### TASK BRIEF
From the first line of the data below through the line bearing "268.8, 268.9, 268.6];", reproduce each line exactly; do not include pictures.

### ENTRIES PROVIDED
----------------------------------------

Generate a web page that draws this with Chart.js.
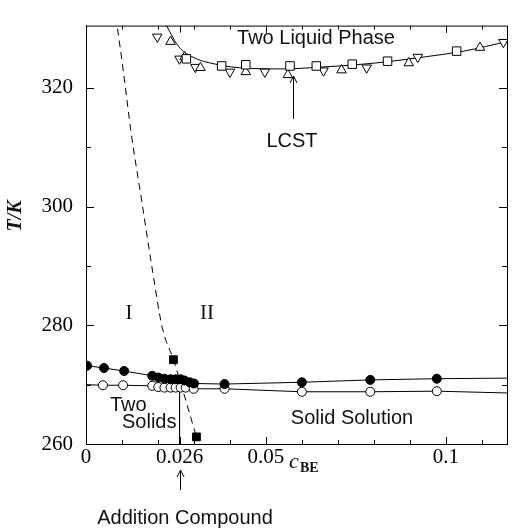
<!DOCTYPE html>
<html>
<head>
<meta charset="utf-8">
<script src="https://cdn.jsdelivr.net/npm/chart.js@4.4.0/dist/chart.umd.min.js"></script>
<style>
    html, body { margin: 0; padding: 0; background: #fff; }
</style>
</head>
<body>
<canvas id="phaseChart" width="516" height="529"></canvas>
<script>
// values: c_BE and T/K

// two liquid phase region
const squareX = [0.0279, 0.0377, 0.0444, 0.0567, 0.0640, 0.0740, 0.0838, 0.1030];
const squareT = [324.9, 323.7, 323.9, 323.7, 323.7, 324.0, 324.5, 326.2];
const upTriX = [0.0235, 0.0274, 0.0318, 0.0444, 0.0561, 0.0710, 0.0897, 0.1095];
const upTriT = [327.8, 325.2, 323.4, 322.7, 322.2, 323.0, 324.2, 326.8];
const downTriX = [0.0198, 0.0260, 0.0304, 0.0400, 0.0497, 0.0660, 0.0780, 0.0922, 0.1160];
const downTriT = [328.6, 324.9, 323.5, 322.7, 322.7, 322.9, 323.4, 325.2, 327.7];
const lcstCurveX = [0.0215, 0.0257, 0.0293, 0.0360, 0.0450, 0.0550, 0.0650, 0.0750, 0.0850, 0.0950, 0.1050, 0.1170];
const lcstCurveT = [331.5, 327.0, 325.3, 324.0, 323.3, 323.2, 323.5, 323.9, 324.5, 325.3, 326.2, 327.8];

// solid region (first and last entries only carry the line to the axes)
const filledX = [0.0003, 0.0050, 0.0106, 0.0184, 0.0201, 0.0218, 0.0235, 0.0249, 0.0263, 0.0274, 0.0288, 0.0300, 0.0385, 0.0600, 0.0790, 0.0975, 0.1170];
const filledT = [273.2, 272.8, 272.3, 271.5, 271.2, 271.0, 270.9, 270.9, 270.9, 270.7, 270.4, 270.2, 270.1, 270.4, 270.8, 271.0, 271.1];
const openX = [0.0, 0.0047, 0.0103, 0.0184, 0.0201, 0.0218, 0.0235, 0.0249, 0.0263, 0.0277, 0.0299, 0.0385, 0.0600, 0.0790, 0.0975, 0.1170];
const openT = [270.0, 269.9, 269.9, 269.8, 269.6, 269.5, 269.5, 269.5, 269.5, 269.5, 269.3, 269.3, 268.8, 268.8, 268.9, 268.6];

// addition compound boundary
const compoundX = [0.0243, 0.0307];
const compoundT = [274.2, 261.2];
const dashedX = [0.0083, 0.0103, 0.0126, 0.0154, 0.0182, 0.0212, 0.0243, 0.0307];
const dashedT = [332.0, 323.2, 312.2, 301.3, 290.3, 279.6, 274.2, 261.2];
const eutecticX = [0.026, 0.026];
const eutecticT = [269.5, 260];

// axes
const xTickLabels = [0, 0.026, 0.05, 0.1];
const xMinorTicks = [0.01, 0.02, 0.03, 0.04, 0.05, 0.06, 0.07, 0.08, 0.09, 0.1, 0.11];
const yTickLabels = [260, 280, 300, 320];
const yMinorTicks = [270, 290, 310];

function toPoints(xs, ys) {
    return xs.map((x, i) => ({ x: x, y: ys[i] }));
}

// hide the markers at the first/last entry of the connected series
function edgeRadius(xs, r, hideFirst) {
    return xs.map((x, i) => (i === xs.length - 1 || (hideFirst && i === 0)) ? 0 : r);
}

const serif = 'Liberation Serif';
const sans = 'Liberation Sans';

const decorations = {
    id: 'decorations',
    afterDraw(chart) {
        const ctx = chart.ctx;
        const area = chart.chartArea;
        const xs = chart.scales.x;
        const ys = chart.scales.y;

        ctx.save();
        ctx.strokeStyle = '#000';
        ctx.lineWidth = 1;

        // frame
        ctx.strokeRect(area.left + 0.5, area.top + 0.5, area.right - area.left, area.bottom - area.top);

        // inward ticks on all four sides
        ctx.beginPath();
        xMinorTicks.concat(xTickLabels).forEach(v => {
            const px = Math.round(xs.getPixelForValue(v)) + 0.5;
            const len = xTickLabels.includes(v) ? 7 : 4;
            ctx.moveTo(px, area.bottom); ctx.lineTo(px, area.bottom - len);
            ctx.moveTo(px, area.top); ctx.lineTo(px, area.top + len);
        });
        yMinorTicks.concat(yTickLabels).forEach(v => {
            const py = Math.round(ys.getPixelForValue(v)) + 0.5;
            const len = yTickLabels.includes(v) ? 8 : 5;
            ctx.moveTo(area.left, py); ctx.lineTo(area.left + len, py);
            ctx.moveTo(area.right, py); ctx.lineTo(area.right - len, py);
        });
        ctx.stroke();

        // arrows
        function arrow(x, y1, y2) {
            ctx.beginPath();
            ctx.moveTo(x, y1); ctx.lineTo(x, y2);
            ctx.moveTo(x - 3.5, y2 + 7); ctx.lineTo(x, y2); ctx.lineTo(x + 3.5, y2 + 7);
            ctx.stroke();
        }
        arrow(Math.round(xs.getPixelForValue(0.0575)) + 0.5, 119, 76);
        arrow(Math.round(xs.getPixelForValue(0.026)) + 0.5, 490, 470);

        // labels
        ctx.fillStyle = '#111';
        ctx.textBaseline = 'middle';
        ctx.textAlign = 'center';
        ctx.font = '20px "' + sans + '"';
        ctx.fillText('Two Liquid Phase', 316, 38);
        ctx.fillText('LCST', 292, 141);
        ctx.fillText('Solid Solution', 352, 418);
        ctx.fillText('Addition Compound', 185, 518);
        ctx.textAlign = 'left';
        ctx.fillText('Two', 110, 405);
        ctx.fillText('Solids', 122, 422);

        ctx.textAlign = 'center';
        ctx.font = '21px "' + serif + '"';
        ctx.fillText('I', 129, 313);
        ctx.fillText('II', 207, 313);

        // x axis title c_BE
        ctx.textAlign = 'left';
        ctx.textBaseline = 'alphabetic';
        ctx.font = 'italic 22px "' + serif + '"';
        ctx.fillText('c', 289, 468);
        ctx.font = 'bold 14px "' + serif + '"';
        ctx.fillText('BE', 300, 472);

        // y axis title T/K
        ctx.save();
        ctx.translate(16, 216);
        ctx.rotate(-Math.PI / 2);
        ctx.textAlign = 'center';
        ctx.textBaseline = 'middle';
        ctx.font = 'italic bold 20px "' + serif + '"';
        ctx.fillText('T/K', 0, 0);
        ctx.restore();

        ctx.restore();
    }
};

const ctx = document.getElementById('phaseChart').getContext('2d');

new Chart(ctx, {
    type: 'scatter',
    data: {
        datasets: [
            {
                label: 'squares',
                data: toPoints(squareX, squareT),
                pointStyle: 'rect',
                pointRadius: 6,
                backgroundColor: '#fff',
                borderColor: '#000',
                borderWidth: 1,
                order: 0
            },
            {
                label: 'up triangles',
                data: toPoints(upTriX, upTriT),
                pointStyle: 'triangle',
                pointRadius: 5.5,
                backgroundColor: '#fff',
                borderColor: '#000',
                borderWidth: 1,
                order: 0
            },
            {
                label: 'down triangles',
                data: toPoints(downTriX, downTriT),
                pointStyle: 'triangle',
                rotation: 180,
                pointRadius: 5.5,
                backgroundColor: '#fff',
                borderColor: '#000',
                borderWidth: 1,
                order: 0
            },
            {
                label: 'LCST curve',
                data: toPoints(lcstCurveX, lcstCurveT),
                showLine: true,
                cubicInterpolationMode: 'monotone',
                pointRadius: 0,
                borderColor: '#000',
                borderWidth: 1,
                order: 2
            },
            {
                label: 'filled circles',
                data: toPoints(filledX, filledT),
                showLine: true,
                pointRadius: edgeRadius(filledX, 4.5, false),
                backgroundColor: '#000',
                borderColor: '#000',
                borderWidth: 1,
                order: 1
            },
            {
                label: 'open circles',
                data: toPoints(openX, openT),
                showLine: true,
                pointRadius: edgeRadius(openX, 4.5, true),
                backgroundColor: '#fff',
                borderColor: '#000',
                borderWidth: 1,
                order: 1
            },
            {
                label: 'addition compound',
                data: toPoints(compoundX, compoundT),
                pointStyle: 'rect',
                pointRadius: 5.5,
                backgroundColor: '#000',
                borderColor: '#000',
                order: 0
            },
            {
                label: 'boundary',
                data: toPoints(dashedX, dashedT),
                showLine: true,
                cubicInterpolationMode: 'monotone',
                pointRadius: 0,
                borderColor: '#000',
                borderWidth: 1,
                borderDash: [7, 5],
                order: 3
            },
            {
                label: 'eutectic',
                data: toPoints(eutecticX, eutecticT),
                showLine: true,
                pointRadius: 0,
                borderColor: '#000',
                borderWidth: 1,
                order: 3
            }
        ]
    },
    options: {
        responsive: false,
        animation: false,
        layout: { padding: { top: 15, right: 9, left: 0, bottom: 0 } },
        plugins: {
            legend: { display: false },
            tooltip: { enabled: false }
        },
        scales: {
            x: {
                type: 'linear',
                min: 0,
                max: 0.117,
                afterBuildTicks: scale => { scale.ticks = xTickLabels.map(v => ({ value: v })); },
                afterFit: scale => { scale.height = 85; },
                ticks: {
                    callback: v => String(v),
                    color: '#000',
                    font: { family: serif, size: 21 },
                    padding: 1,
                    maxRotation: 0,
                    autoSkip: false
                },
                grid: { drawOnChartArea: false, drawTicks: false },
                border: { color: '#000' }
            },
            y: {
                type: 'linear',
                min: 260,
                max: 330.5,
                afterBuildTicks: scale => { scale.ticks = yTickLabels.map(v => ({ value: v })); },
                afterFit: scale => { scale.width = 86; },
                ticks: {
                    color: '#000',
                    font: { family: serif, size: 21 },
                    padding: 13
                },
                grid: { drawOnChartArea: false, drawTicks: false },
                border: { color: '#000' }
            }
        }
    },
    plugins: [decorations]
});
</script>
</body>
</html>
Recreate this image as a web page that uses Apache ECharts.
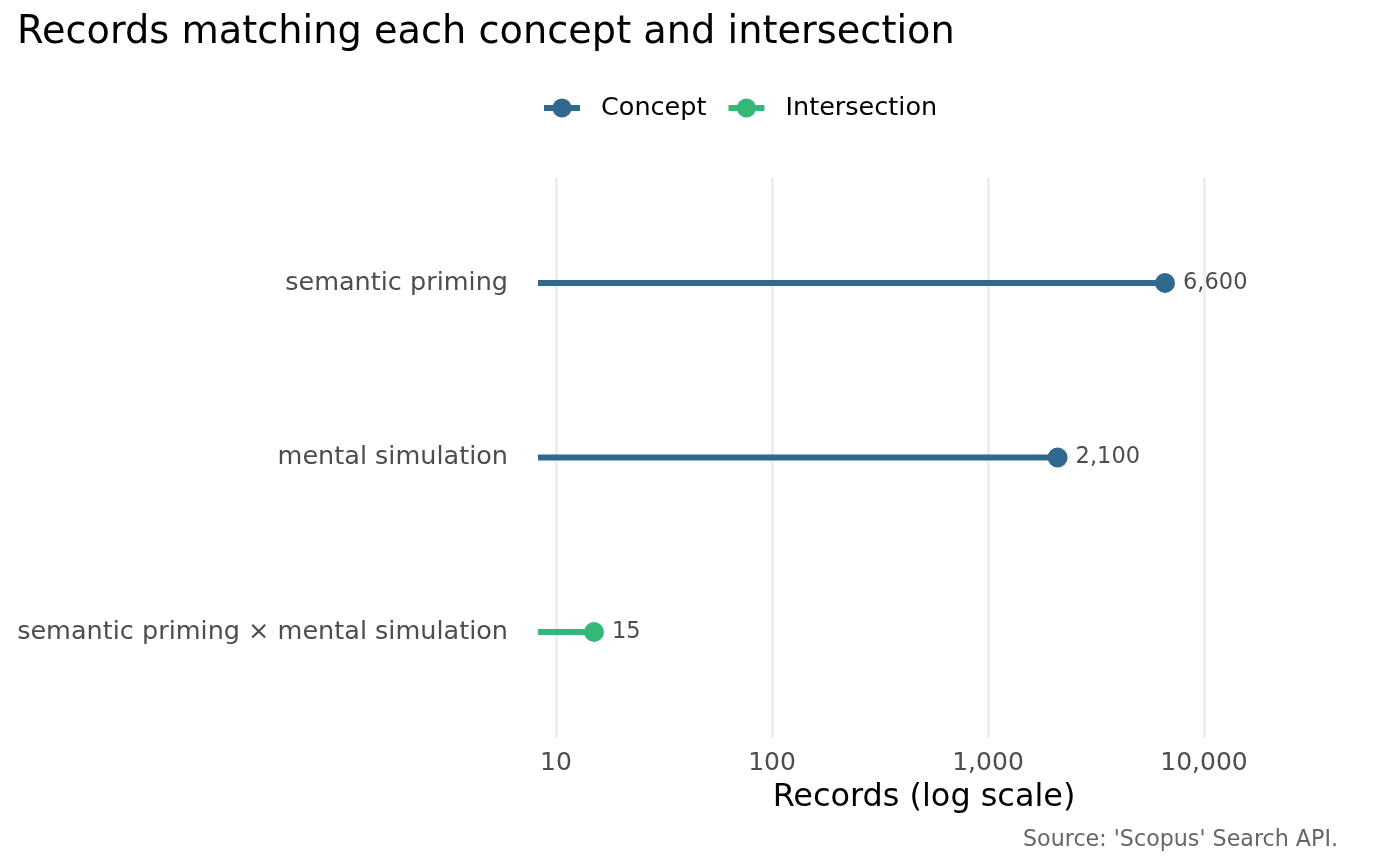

----------------------------------------

### SOLUTION
Generate a web page that draws this with Chart.js.
<!DOCTYPE html>
<html>
<head>
<meta charset="utf-8">
<script src="https://cdn.jsdelivr.net/npm/chart.js@4.4.0/dist/chart.umd.min.js"></script>
<style>
    html, body { margin: 0; padding: 0; background: #fff; }
</style>
</head>
<body>
<canvas id="phaseChart" width="516" height="529"></canvas>
<script>
// values: c_BE and T/K

// two liquid phase region
const squareX = [0.0279, 0.0377, 0.0444, 0.0567, 0.0640, 0.0740, 0.0838, 0.1030];
const squareT = [324.9, 323.7, 323.9, 323.7, 323.7, 324.0, 324.5, 326.2];
const upTriX = [0.0235, 0.0274, 0.0318, 0.0444, 0.0561, 0.0710, 0.0897, 0.1095];
const upTriT = [327.8, 325.2, 323.4, 322.7, 322.2, 323.0, 324.2, 326.8];
const downTriX = [0.0198, 0.0260, 0.0304, 0.0400, 0.0497, 0.0660, 0.0780, 0.0922, 0.1160];
const downTriT = [328.6, 324.9, 323.5, 322.7, 322.7, 322.9, 323.4, 325.2, 327.7];
const lcstCurveX = [0.0215, 0.0257, 0.0293, 0.0360, 0.0450, 0.0550, 0.0650, 0.0750, 0.0850, 0.0950, 0.1050, 0.1170];
const lcstCurveT = [331.5, 327.0, 325.3, 324.0, 323.3, 323.2, 323.5, 323.9, 324.5, 325.3, 326.2, 327.8];

// solid region (first and last entries only carry the line to the axes)
const filledX = [0.0003, 0.0050, 0.0106, 0.0184, 0.0201, 0.0218, 0.0235, 0.0249, 0.0263, 0.0274, 0.0288, 0.0300, 0.0385, 0.0600, 0.0790, 0.0975, 0.1170];
const filledT = [273.2, 272.8, 272.3, 271.5, 271.2, 271.0, 270.9, 270.9, 270.9, 270.7, 270.4, 270.2, 270.1, 270.4, 270.8, 271.0, 271.1];
const openX = [0.0, 0.0047, 0.0103, 0.0184, 0.0201, 0.0218, 0.0235, 0.0249, 0.0263, 0.0277, 0.0299, 0.0385, 0.0600, 0.0790, 0.0975, 0.1170];
const openT = [270.0, 269.9, 269.9, 269.8, 269.6, 269.5, 269.5, 269.5, 269.5, 269.5, 269.3, 269.3, 268.8, 268.8, 268.9, 268.6];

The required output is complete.